At first blush, Sen. Obama may appear to be an odd choice to lead such a reversal. Until very recently, he worshipped at a church whose preachers apparently regard America as something to be abhorred – and have a distressing penchant for being filmed while they do so. Earlier in the primaries, Mr. Obama took flak for his own comments describing small-town Pennsylvania as a place populated by those who "cling to" religion because they are "bitter." And Mr. Obama's positions on hot-button issues like abortion – as a member of the Illinois Senate, he voted against legislation protecting a child who was born alive despite an abortion – put him at odds with many of those thought to represent the religious vote.

Yet there is more to Mr. Obama and religion than the recent headlines might suggest. Nowhere is that more clear than in the thoughtful address he delivered two years ago to a Sojourners/Call to Renewal conference. In that speech, the senator made clear his distance from religious conservatives, and called for an end to faith "as a tool of attack." Yet the thrust of his remarks was directed squarely at liberal Democrats. Their discomfort with all things religious, he said, runs against American history, and robs progressives of the ability to speak to their fellow citizens in moral terms.

Here is how he put it: "Secularists are wrong when they ask believers to leave their religion at the door before entering into the public square. Frederick Douglass, Abraham Lincoln, William Jennings Bryan, Dorothy Day, Martin Luther King – indeed, the majority of great reformers in American history – were not only motivated by faith but repeatedly used religious language to argue for their cause. To say that men and women should not inject their 'personal morality' into public policy debates is a practical absurdity. Our law is by definition a codification of morality, much of it grounded in the Judeo-Christian tradition."

How remarkable these words are – and how much they depart from the views of the man whose torch Mr. Obama is now said to carry. In his now-famous address to the Greater Houston Ministerial Association in 1960, John Kennedy called for "an America where the separation of church and state is absolute." He went on to state that a president's faith should be "his own private affair," by which he seemed to suggest that it ought to have no influence at all on any policy. As if to underscore the point, he added that he opposed government aid to parochial schools as well as the appointment of a U.S. ambassador to the Vatican.

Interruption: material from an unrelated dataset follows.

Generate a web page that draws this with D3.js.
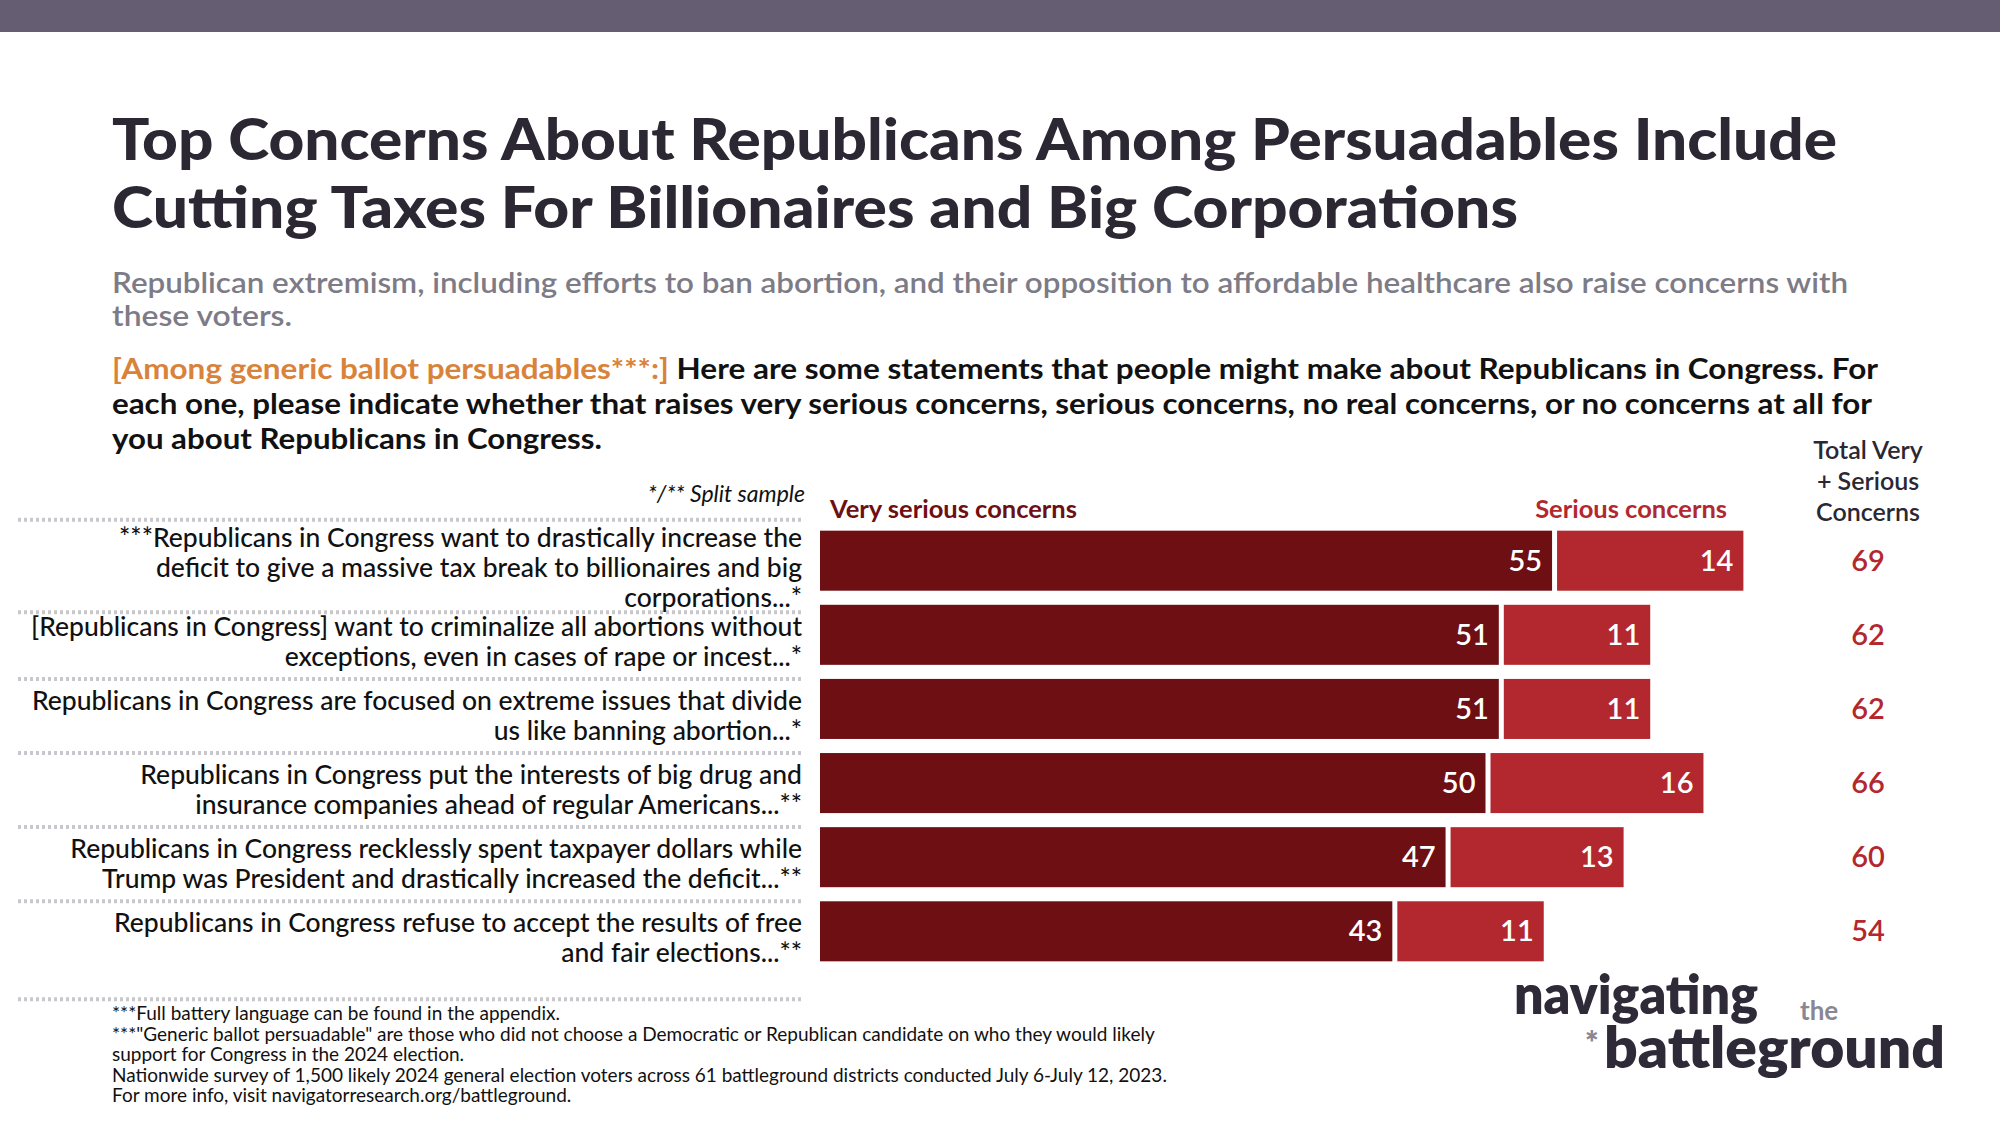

In fairness to Kennedy, the times were different and so were the questions he faced. At that time too, Rome had not embraced religious liberty for all, and remained ambivalent to democracy. For many Americans, the idea of a Catholic nation or a Catholic leader conjured up images of Francisco Franco's Spain. In this context, Kennedy's political need was to reassure voters that he assented fully to the American proposition – and that he would not be taking orders from the pope. All this he had to do, moreover, without alienating Catholics by seeming to repudiate the faith of his fathers.

He did so brilliantly, and his election less than two months later proved that a Catholic could be president.

The other legacy of that speech has been less positive. In time, the reassurances Kennedy gave about his Catholicism hardened into a new orthodoxy which denies those motivated by religious principles a place in public debate. Even one of the Catholic intellectuals who had been consulted on Kennedy's Houston remarks, the Jesuit priest John Courtney Murray, would later say that Kennedy took separationist principles further than he would have.

We now have a better idea why. In his just-released memoir "Counselor: A Life at the Edge of History," Ted Sorensen gives some background to the Houston speech. In a fascinating account, Mr. Sorensen notes that the Unitarian Church in which he was raised stood at the "opposite ends" of the Catholic Church on most understandings about faith, doctrine, church-state relations, etc. He goes on to say that "many of the speeches that I drafted reflect Unitarian principles." And he implies that this is precisely how JFK regarded these writings as well.

Whether or not Kennedy intended it, his remarks at Houston have fostered a view that has driven many Democrats out of their own party. And whether or not he intended it, Barack Obama has put the Concordat of 1960 up for a rethink.